A restored, architect-designed 1960s beach house by Brian Mazlin is up for sale in Sydney.
With its simple post-and-beam structure, Pearl Beach House is a nod to the experimental Case Study Houses of California. Born in American during the 1940s, the style – sponsored by Arts & Architecture magazine – challenged major architects to design homes that made modernist principles accessible to the masses.
Pearl Beach House was restored in 2010 by architect Tom Ferguson, who reconfigured the upstairs space.
The home is situated across two levels. On the ground level, a clinker brick plinth houses a guest suite that opens out onto beach, headland and garden views. This space accommodates a bedroom, bathroom, laundry and storage area. The palette of materials and colours is simple, and features timber and glass set against a restrained, monochromatic colour scheme.
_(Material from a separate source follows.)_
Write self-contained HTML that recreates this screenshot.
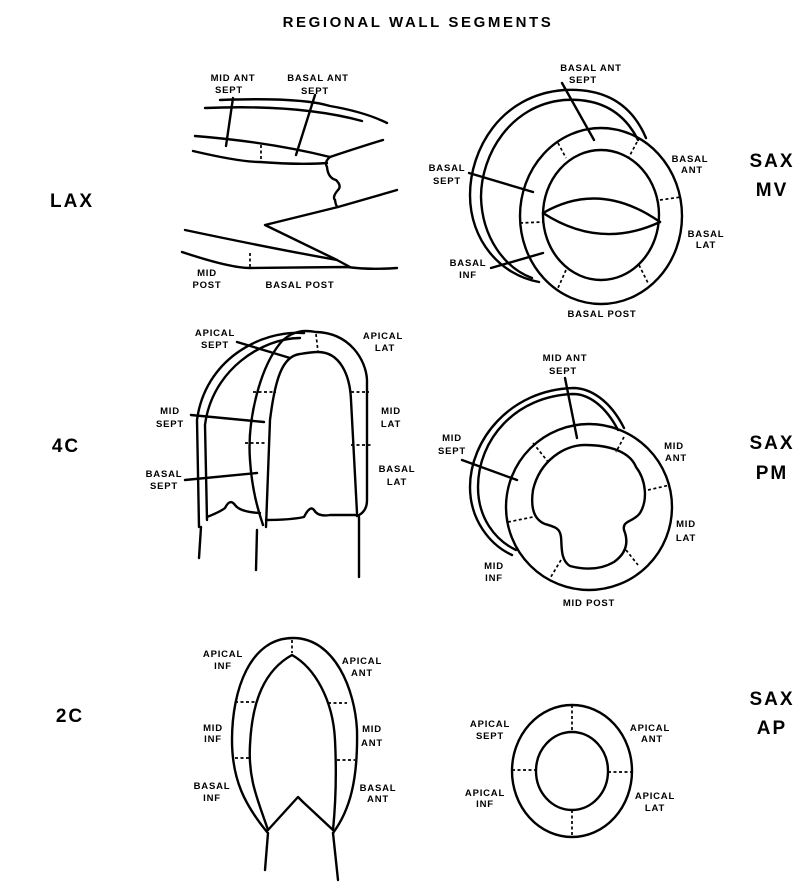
<!DOCTYPE html>
<html><head><meta charset="utf-8"><style>
html,body{margin:0;padding:0;background:#fff}
svg{display:block}
text{font-family:"Liberation Sans",sans-serif;font-weight:bold;fill:#000}
.s{font-size:9.5px;letter-spacing:0.8px;text-anchor:middle}
.b{font-size:19px;letter-spacing:2px;text-anchor:middle}
</style></head><body>
<svg width="805" height="887" viewBox="0 0 805 887" xmlns="http://www.w3.org/2000/svg">
<g fill="none" stroke="#000" stroke-width="2.4" stroke-linecap="round" stroke-linejoin="round">
<!-- LAX -->
<path d="M220,100 Q300,97 330,106 Q365,112 387,123"/>
<path d="M205,108 Q300,104 362,121"/>
<path d="M195,136 Q270,142 330,157 Q360,147 383,140"/>
<path d="M193,151 Q240,162 260,162 Q300,165 327,163"/>
<path d="M330,157 Q324,162 327,167 Q328,178 336,180 Q342,186 338,190 Q332,197 335,200 Q336,207 338,207 L397,190"/>
<path d="M338,207 L265,225 L337,260 L350,267"/>
<path d="M185,230 Q270,248 337,260"/>
<path d="M182,252 Q230,268 250,268 L347,267 Q370,270 397,268"/>
<path d="M233,98 L226,146"/><path d="M315,95 L296,155"/>
<!-- SAX MV -->
<ellipse cx="601" cy="216" rx="81" ry="88"/>
<ellipse cx="601" cy="215" rx="58" ry="65"/>
<path d="M543,213 Q600,180 660,222"/>
<path d="M543,213 Q600,250 660,222"/>
<path d="M646,138 C630,100 600,88 564,90 C500,95 470,150 470,195 C470,240 500,275 539,282"/>
<path d="M638,140 C622,108 595,98 564,100 C510,105 481,155 481,197 C482,238 505,268 532,278"/>
<path d="M562,83 L594,140"/><path d="M469,173 L533,192"/><path d="M491,268 L543,253"/>
<!-- 4C -->
<path d="M266,527 L270,420 C275,380 282,356 300,354 C312,352 318,352 318,352 C340,352 350,375 351,400 L357,513"/>
<path d="M266,520 Q290,520 304,517 Q310,505 314,510 Q318,517 330,515 L357,515"/>
<path d="M283,340 C260,365 247,420 250,460 C252,490 258,510 263,525"/>
<path d="M283,340 C295,330 305,330 316,332 C350,333 366,360 367,380 L367,500 C367,510 362,514 357,516"/>
<path d="M304,333 C260,330 205,360 197,420 L199,527"/>
<path d="M300,338 C262,338 212,370 205,425 L207,520"/>
<path d="M207,517 Q220,512 225,508 Q230,498 235,505 Q240,512 260,513"/>
<path d="M201,527 L199,558"/><path d="M257,530 L256,570"/><path d="M359,517 L359,577"/>
<path d="M237,342 L290,358"/><path d="M191,415 L264,422"/><path d="M185,480 L257,473"/>
<!-- SAX PM -->
<ellipse cx="589" cy="507" rx="83" ry="83"/>
<path d="M533,490 C540,460 565,445 585,445 C610,445 630,452 636,467 C646,480 648,500 640,513 C634,522 622,520 624,530 C628,540 628,552 614,562 C600,570 585,570 570,566 C560,560 562,545 561,537 C560,528 555,527 545,524 C535,520 530,510 533,490 Z"/>
<path d="M624,428 C610,400 590,388 573,388 C510,390 470,440 470,487 C470,520 490,545 512,555"/>
<path d="M618,430 C605,405 588,394 573,394 C515,396 478,440 478,487 C478,518 495,540 516,550"/>
<path d="M565,378 L577,438"/><path d="M462,460 L517,480"/>
<!-- 2C -->
<path d="M267,832 C245,805 232,780 232,740 C232,690 250,638 293,638 C335,638 355,690 357,730 C358,780 350,810 333,833"/>
<path d="M268,830 C258,800 248,780 250,745 C252,700 265,670 292,655 C315,668 333,700 335,740 C337,780 335,810 333,830"/>
<path d="M268,830 L298,797 L303,802 L333,830"/>
<path d="M268,833 L265,870"/><path d="M333,833 L338,880"/>
<!-- SAX AP -->
<ellipse cx="572" cy="771" rx="60" ry="66"/>
<ellipse cx="572" cy="771" rx="36" ry="39"/>
</g>
<g fill="none" stroke="#000" stroke-width="1.7" stroke-dasharray="3,2.5">
<path d="M261,145 L261,162"/><path d="M250,253 L250,268"/>
<path d="M558,143 L566,158"/><path d="M637,142 L629,157"/><path d="M660,200 L681,197"/>
<path d="M520,223 L543,222"/><path d="M566,270 L558,288"/><path d="M639,265 L648,283"/>
<path d="M316,334 L318,352"/><path d="M253,392 L276,392"/><path d="M351,392 L369,392"/>
<path d="M245,443 L266,443"/><path d="M351,445 L371,445"/>
<path d="M533,443 L549,463"/><path d="M624,437 L616,452"/><path d="M648,490 L670,485"/>
<path d="M508,522 L533,517"/><path d="M561,560 L549,580"/><path d="M626,550 L638,565"/>
<path d="M292,640 L292,653"/><path d="M235,702 L255,702"/><path d="M328,703 L347,703"/>
<path d="M235,758 L250,758"/><path d="M337,760 L355,760"/>
<path d="M572,705 L572,732"/><path d="M572,810 L572,837"/><path d="M512,770 L537,770"/><path d="M608,772 L632,772"/>
</g>
<text x="418" y="27" style="font-size:15px;letter-spacing:2.6px;text-anchor:middle">REGIONAL WALL SEGMENTS</text>
<text class="b" x="72" y="207">LAX</text>
<text class="b" x="66" y="452">4C</text>
<text class="b" x="70" y="722">2C</text>
<text class="b" x="772" y="167">SAX</text><text class="b" x="772" y="196">MV</text>
<text class="b" x="772" y="449">SAX</text><text class="b" x="772" y="479">PM</text>
<text class="b" x="772" y="705">SAX</text><text class="b" x="772" y="734">AP</text>
<g class="s">
<text class="s" x="233" y="81">MID ANT</text><text class="s" x="229" y="93">SEPT</text>
<text class="s" x="318" y="81">BASAL ANT</text><text class="s" x="315" y="94">SEPT</text>
<text class="s" x="207" y="276">MID</text><text class="s" x="207" y="288">POST</text>
<text class="s" x="300" y="288">BASAL POST</text>
<text class="s" x="591" y="71">BASAL ANT</text><text class="s" x="583" y="83">SEPT</text>
<text class="s" x="447" y="171">BASAL</text><text class="s" x="447" y="184">SEPT</text>
<text class="s" x="690" y="162">BASAL</text><text class="s" x="692" y="173">ANT</text>
<text class="s" x="706" y="237">BASAL</text><text class="s" x="706" y="248">LAT</text>
<text class="s" x="468" y="266">BASAL</text><text class="s" x="468" y="278">INF</text>
<text class="s" x="602" y="317">BASAL POST</text>
<text class="s" x="215" y="336">APICAL</text><text class="s" x="215" y="348">SEPT</text>
<text class="s" x="383" y="339">APICAL</text><text class="s" x="385" y="351">LAT</text>
<text class="s" x="170" y="414">MID</text><text class="s" x="170" y="427">SEPT</text>
<text class="s" x="164" y="477">BASAL</text><text class="s" x="164" y="489">SEPT</text>
<text class="s" x="391" y="414">MID</text><text class="s" x="391" y="427">LAT</text>
<text class="s" x="397" y="472">BASAL</text><text class="s" x="397" y="485">LAT</text>
<text class="s" x="565" y="361">MID ANT</text><text class="s" x="563" y="374">SEPT</text>
<text class="s" x="452" y="441">MID</text><text class="s" x="452" y="454">SEPT</text>
<text class="s" x="674" y="449">MID</text><text class="s" x="676" y="461">ANT</text>
<text class="s" x="686" y="527">MID</text><text class="s" x="686" y="541">LAT</text>
<text class="s" x="494" y="569">MID</text><text class="s" x="494" y="581">INF</text>
<text class="s" x="589" y="606">MID POST</text>
<text class="s" x="223" y="657">APICAL</text><text class="s" x="223" y="669">INF</text>
<text class="s" x="362" y="664">APICAL</text><text class="s" x="362" y="676">ANT</text>
<text class="s" x="213" y="731">MID</text><text class="s" x="213" y="742">INF</text>
<text class="s" x="372" y="732">MID</text><text class="s" x="372" y="746">ANT</text>
<text class="s" x="212" y="789">BASAL</text><text class="s" x="212" y="801">INF</text>
<text class="s" x="378" y="791">BASAL</text><text class="s" x="378" y="802">ANT</text>
<text class="s" x="490" y="727">APICAL</text><text class="s" x="490" y="739">SEPT</text>
<text class="s" x="650" y="731">APICAL</text><text class="s" x="652" y="742">ANT</text>
<text class="s" x="485" y="796">APICAL</text><text class="s" x="485" y="807">INF</text>
<text class="s" x="655" y="799">APICAL</text><text class="s" x="655" y="811">LAT</text>
</g>
</svg>
</body></html>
Above this sits a light-filled platform composed of post and beam structures. Stretching north-east to south-west and wrapped with verandahs, this elevated space opens onto forest and garden views to the rear and views of Pearl Beach to the front. Entering via timber stairs, the upper area contains two bedrooms, two bathrooms, living and dining spaces, and a kitchen.
Ferguson’s restoration saw the opening of the kitchen onto dining and living spaces and the removal of dividing walls in the main living spaces. At the rear of the house, floor-to-ceiling glass doors and a deck were incorporated to bring light and air to a previously isolated area. As part of the restoration, Ferguson also moved the laundry downstairs, divided one bathroom into two, and enlarged the second bedroom.
Pearl Beach House is being offered for sale via Modern House, a dedicated site for architect-designed residences.